How do you give negative feedback, or confront maladaptive behavior, without hurting or alienating the client?

By Sheri Van Dijk, MSW

Clients come to therapy because they require objective feedback that others are unable to give them (or that they are unable to accept from others). The very nature of our work is confronting maladaptive behaviors, but we need to do so in ways that are acceptable to the client, even when the feedback we must provide is painful.

The tool that I have found most helpful in this respect is validation. One of the core ideas in dialectical behavior therapy is that we have to balance acceptance with change. In other words, we teach clients that they need to accept themselves as they are, and at the same time continue to work toward changing. For example, in my work with a client with borderline personality disorder who has intense abandonment issues, I regularly validate her fears of being abandoned, and I balance this with a reminder that these fears are no longer helpful, and actually push people away from her: “It makes sense that you would feel this way, because you didn’t receive protection and support from your family when you were growing up. At the same time, you’re now an adult and you’re not in that situation anymore. As you work on using skills to help you tolerate the anxiety, it will gradually lessen.”

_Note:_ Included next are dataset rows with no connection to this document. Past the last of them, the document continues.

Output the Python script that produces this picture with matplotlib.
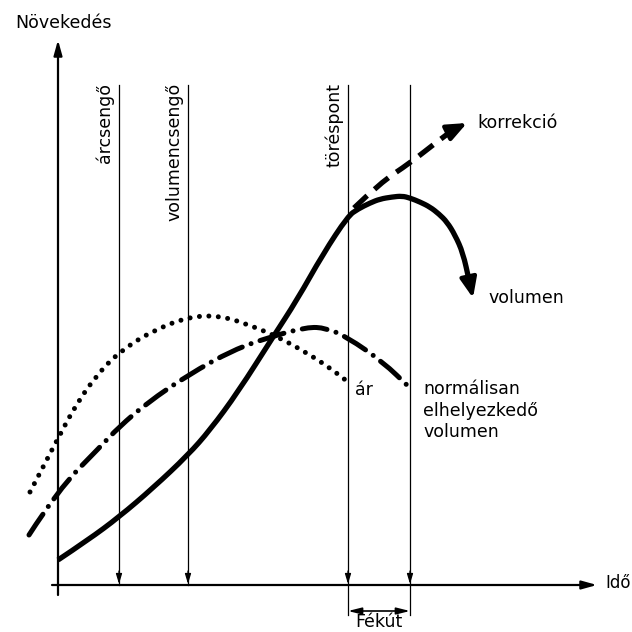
"""
Product life cycle sketch: growth vs time, with price / volume curves
"""

import matplotlib.pyplot as plt
from matplotlib.patches import PathPatch
from matplotlib.path import Path

plt.rcParams["font.family"] = ["DejaVu Sans"]
plt.rcParams["lines.scale_dashes"] = False

# Data (time, growth), origin at axis crossing
vol_t = [0, 30, 61, 95, 130, 152, 180, 215, 239, 265, 290, 300, 312, 322,
         334, 344, 352, 362, 372, 381, 389, 397, 405, 411]
vol_g = [25, 45, 68, 97, 130, 155, 193, 248, 285, 331, 369, 376, 382, 386,
         388, 389, 387, 383, 378, 371, 363, 350, 332, 305]
vol_tip = (415, 287)

price_t = [-28, -1, 19, 39, 60, 92, 132, 165, 199, 220, 249, 272, 290]
price_g = [93, 145, 182, 210, 232, 253, 269, 269, 257, 248, 232, 217, 203]

normal_t = [-29, 0, 42, 61, 89, 130, 175, 212, 249, 268, 289, 325, 352]
normal_g = [50, 95, 138, 158, 182, 210, 235, 248, 258, 257, 248, 223, 197]

corr_t = [296, 322, 352, 380, 395]
corr_g = [377, 402, 422, 444, 455]
corr_tip = (409, 462)

event_t = [61, 130, 290, 352]
event_labels = ["árcsengő", "volumencsengő", "töréspont", ""]
brake_span = (290, 352)


def smooth_path(t, g):
    # quadratic bezier through the midpoints, read points act as controls
    verts = [(t[0], g[0])]
    codes = [Path.MOVETO]
    for i in range(1, len(t) - 1):
        verts += [(t[i], g[i]), ((t[i] + t[i + 1]) / 2, (g[i] + g[i + 1]) / 2)]
        codes += [Path.CURVE3, Path.CURVE3]
    verts.append((t[-1], g[-1]))
    codes.append(Path.LINETO)
    return Path(verts, codes)


def draw_curve(ax, t, g, **kw):
    patch = PathPatch(smooth_path(t, g), fill=False, edgecolor="black",
                      joinstyle="round", **kw)
    ax.add_patch(patch)


fig = plt.figure(figsize=(6.32, 6.32), dpi=100)
ax = fig.add_axes([0, 0, 1, 1])
ax.set_xlim(-58, 574)
ax.set_ylim(-47, 585)
ax.axis("off")

head = dict(color="black", shrinkA=0, shrinkB=0)

# Axes with arrows
ax.annotate("", xy=(0, 545), xytext=(0, -10),
            arrowprops=dict(arrowstyle="-|>,head_length=0.9,head_width=0.25",
                            lw=1.6, **head))
ax.annotate("", xy=(539, 0), xytext=(-6, 0),
            arrowprops=dict(arrowstyle="-|>,head_length=0.9,head_width=0.25",
                            lw=1.6, **head))
ax.text(-43, 562, "Növekedés", fontsize=12.5, va="center", ha="left")
ax.text(547, 2, "Idő", fontsize=12, va="center", ha="left")

# Event lines with small arrows down to the time axis
for t, label in zip(event_t, event_labels):
    bottom = -30 if t in brake_span else 0
    ax.plot([t, t], [500, bottom], color="black", lw=0.9)
    ax.annotate("", xy=(t, 1), xytext=(t, 14),
                arrowprops=dict(arrowstyle="-|>,head_length=0.6,head_width=0.18",
                                lw=0.9, **head))
    if label:
        ax.text(t - 5, 502, label, rotation=90, fontsize=12.5,
                ha="right", va="top")

# Braking distance bracket
ax.annotate("", xy=(brake_span[0], -26), xytext=(brake_span[1], -26),
            arrowprops=dict(arrowstyle="<|-|>,head_length=0.8,head_width=0.2",
                            lw=1.2, **head))
ax.text(sum(brake_span) / 2, -37, "Fékút", fontsize=12.5, ha="center",
        va="center")

# Curves
draw_curve(ax, vol_t, vol_g, lw=3.8, capstyle="butt")
ax.annotate("", xy=vol_tip, xytext=(vol_t[-1], vol_g[-1]),
            arrowprops=dict(arrowstyle="-|>,head_length=1.2,head_width=0.5",
                            lw=3.0, **head))

draw_curve(ax, price_t, price_g, lw=3.6, capstyle="round",
           linestyle=(0, (0.01, 6.8)))

draw_curve(ax, normal_t, normal_g, lw=3.6, capstyle="round",
           linestyle=(0, (18, 6.8, 0.01, 6.8)))

draw_curve(ax, corr_t, corr_g, lw=3.8, capstyle="butt",
           linestyle=(0, (13, 7)))
ax.annotate("", xy=corr_tip, xytext=(corr_t[-1], corr_g[-1]),
            arrowprops=dict(arrowstyle="-|>,head_length=1.2,head_width=0.5",
                            lw=3.0, **head))

# Curve labels
ax.text(419, 462, "korrekció", fontsize=12.5, va="center", ha="left")
ax.text(430, 287, "volumen", fontsize=12.5, va="center", ha="left")
ax.text(297, 195, "ár", fontsize=12.5, va="center", ha="left")
ax.text(365, 205, "normálisan\nelhelyezkedő\nvolumen", fontsize=12.5,
        va="top", ha="left", linespacing=1.25)

fig.savefig("out.png", dpi=100, facecolor="white")
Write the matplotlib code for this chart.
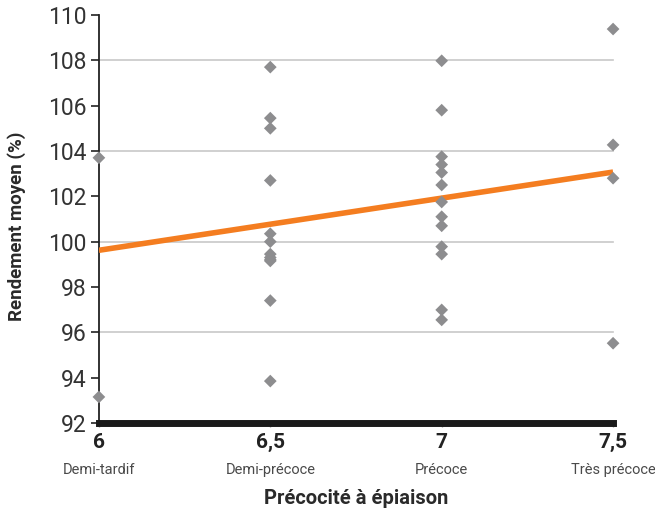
import numpy as np
import matplotlib
matplotlib.use("Agg")
import matplotlib.pyplot as plt
from matplotlib.transforms import blended_transform_factory

plt.rcParams['font.family'] = ['Roboto', 'DejaVu Sans']

# Précocité à épiaison (note) et rendement moyen (%) de chaque variété
x_6 = [6.0, 6.0]
y_6 = [103.7, 93.15]
x_65 = [6.5] * 12
y_65 = [107.7, 105.45, 105.0, 102.7, 100.35, 100.0, 99.45, 99.3, 99.15, 97.4, 93.85, 99.2]
x_7 = [7.0] * 13
y_7 = [107.98, 105.8, 103.75, 103.4, 103.05, 102.5, 101.75, 101.1, 100.7, 99.78, 99.45, 96.99, 96.55]
x_75 = [7.5] * 4
y_75 = [109.38, 104.27, 102.8, 95.52]

tick_values = [6, 6.5, 7, 7.5]
tick_labels = ["6", "6,5", "7", "7,5"]
categories = ["Demi-tardif", "Demi-précoce", "Précoce", "Très précoce"]

# Droite de tendance
trend_x = [6.0, 7.5]
trend_y = [99.62, 103.07]

xs = np.array(x_6 + x_65 + x_7 + x_75)
ys = np.array(y_6 + y_65 + y_7 + y_75)

fig = plt.figure(figsize=(6.55, 5.13), dpi=100)
ax = fig.add_axes([0.151, 0.1754, 0.785, 0.7954])

ax.set_xlim(6, 7.5)
ax.set_ylim(92, 110)

for gy in [96, 100, 104, 108]:
    ax.plot([6, 7.5], [gy, gy], color="#c8c8c8", lw=1.2, zorder=1, clip_on=False)

ax.plot(trend_x, trend_y, color="#f47d20", lw=4, zorder=3, solid_capstyle="butt")

ax.scatter(xs, ys, marker="D", s=42, color="#8d8d8f", edgecolors="none",
           zorder=4, clip_on=False)

for s in ["top", "right"]:
    ax.spines[s].set_visible(False)
ax.spines["left"].set_color("#222222")
ax.spines["left"].set_linewidth(1.3)
ax.spines["bottom"].set_color("#1a1a1a")
ax.spines["bottom"].set_linewidth(5)
ax.spines["bottom"].set_zorder(5)

ax.set_yticks(np.arange(92, 111, 2))
ax.tick_params(axis="y", direction="out", length=6, width=1.2, color="#222222",
               labelsize=16.5, labelcolor="#333333", pad=3)
ax.set_xticks(tick_values)
ax.set_xticklabels(tick_labels, fontweight="bold")
ax.tick_params(axis="x", direction="out", length=3, width=1, color="#999999",
               labelsize=15, labelcolor="#222222", pad=4)

trans = blended_transform_factory(ax.transData, fig.transFigure)
for xv, cat in zip(tick_values, categories):
    ax.text(xv, 1 - 470 / 513, cat, transform=trans, ha="center", va="center",
            fontsize=10.5, color="#4a4a4a")

fig.text(356 / 655, 1 - 498 / 513, "Précocité à épiaison", ha="center",
         va="center", fontsize=14.5, fontweight="bold", color="#2a2a2a")
fig.text(17 / 655, 1 - 226 / 513, "Rendement moyen (%)", rotation=90, ha="center",
         va="center", fontsize=13.5, fontweight="bold", color="#2a2a2a")

fig.savefig("out.png", dpi=100)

All clients need validation, some more than others. When you can convey the message that you understand, that their behavior, feelings, or thoughts make sense even though those patterns are no longer helpful, most clients will be open to your feedback and to working on changing their problem behaviors.

Sheri Van Dijk, MSW, is a psychotherapist in private practice and at Southlake Regional Health Centre in Newmarket, ON, Canada. She is author of The Dialectical Behavior Therapy Skills Workbook for Bipolar Disorder, Don't Let Your Emotions Run Your Life for Teens, Calming the Emotional Storm, DBT Made Simple, and the recently published Relationship Skills 101 for Teens, as well as coauthor of The Bipolar Workbook for Teens. In September 2010, she received the R.O. Jones Award from the Canadian Psychiatric Association for her research on using dialectical behavior therapy (DBT) skills to treat bipolar disorder. Sheri presents internationally on using DBT to treat mental health problems.